О черте говорится еще в прологе, когда купцы и студенты обсуждают судьбу игрока в мелодраме Дюканжа и кто-то роняет мысль, что черт является к человеку в «тихом» образе. Бес, навестивший Ивана Карамазова, утверждал, что ему хочется порой превратиться в «семипудовую московскую купчиху». Так обнажается злое, дьяволово начало смиренного замоскворецкого быта, той власти «мещанства», которой боялся Герцен.
Вопрос, решаемый зрителями Дюканжа в прологе драмы, – человек «от приятелев пропадает» или «сам себе виноват», затрагивает и другую тему, которой давно болеет Достоевский: соотношения «среды» и личной ответственности.
Заграничные впечатления обострили чутье Островского к таким именно вещам: всему виной «условия» да «обстоятельства», через которые не перешагнешь, или есть в человеке и своя воля, а значит, и своя ответственность? Неужели и частному быту и истории заранее определен свой круг? И что значит тогда наша «самобытность»?
Да, отвечает драматург, среда тяжела, но и человек ответствен. И может быть, наш «русский вопрос» – вопрос не только среды и условий, но и способности сопротивляться этой повсюдной «пучине», вырваться из-под ее незаметной, зыбкой, затягивающей власти.
Человек гонимый
В свежеотремонтированном столичном Мариинском театре в 1862 году был расписан новый плафон. На медальонах помещены портреты драматургов – Фонвизина, Грибоедова, Гоголя. И рядом единственный из современных сценических писателей – Островский. Это ль не признание для художника?
Казалось, его положение в литературе приобрело солидную устойчивость. Пьесы «Гроза» и «Грех да беда…» были увенчаны большой академической («Уваровской») премией. В 1863 году он был избран членом-корреспондентом Академии наук. Со статьи Ральстона в «Эдинбургском обозрении» (1868) о нем начала писать заграничная пресса.
Но, появляясь на пороге театральной конторы с прошнурованной рукописью в руках, он всякий раз чувствовал, как что-то холодело и обрывалось у него внутри. Будто вмиг прочно забыто все, что сделал он для русского искусства, и он опять входил в эти двери робеющим просителем, безоружным перед брюзгливым равнодушием театрального начальства.
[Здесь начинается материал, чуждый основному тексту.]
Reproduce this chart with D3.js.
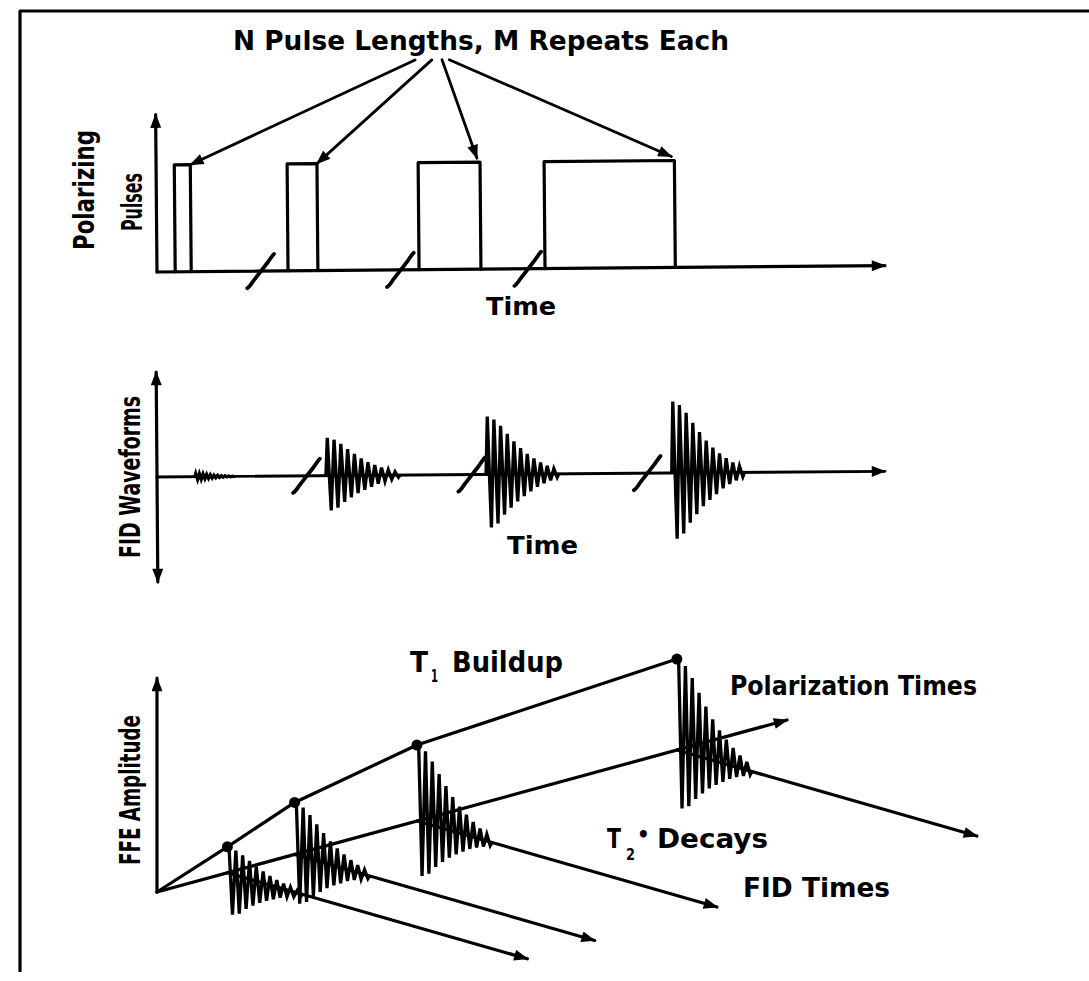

«Диковинное положение русского писателя, – отводил Островский душу дома со старым знакомым. – Кончишь пьесу и садись писать прошение. “Имею честь представить начальству театра такую-то пиесу и покорнейше прошу принять ее”, и т. д. и т. д. Идет пьеса на просмотр цензуры, Театрально-Литературного комитета и т. д. и т. д. Но скажите, есть ли где такое положение за границей для тамошних писателей? Всюду мало-мальски талантливую вещь для театра, как говорится, оторвут с руками. Не автору приходится писать прошение, а его просят и все для него устраивают. Здесь же, у нас на Руси, мало написать пьесу, надо провести ее по всевозможным мытарствам»[557]
.Как Мольер, как Шекспир, связанные со своей труппой и писавшие для нее, Островский чувствовал себя человеком театра, драматургом больше, чем писателем. Пьесы не для чтения пишутся, их нужно играть. Творческий акт получает для драматурга свое завершение лишь в спектакле, и оттого, закончив свой уединенный труд, он чувствует себя лишь в начале пути.
Пока работаешь, поглядывая из окошка мезонина на пустырь у Серебряннических бань, все кажется ясно и просто – лишь бы с пьесой сладить. Но выходишь в мир, и точно бесконечная чугунная лестница из управляющих, проверяющих, наставляющих нависает над твоей головой.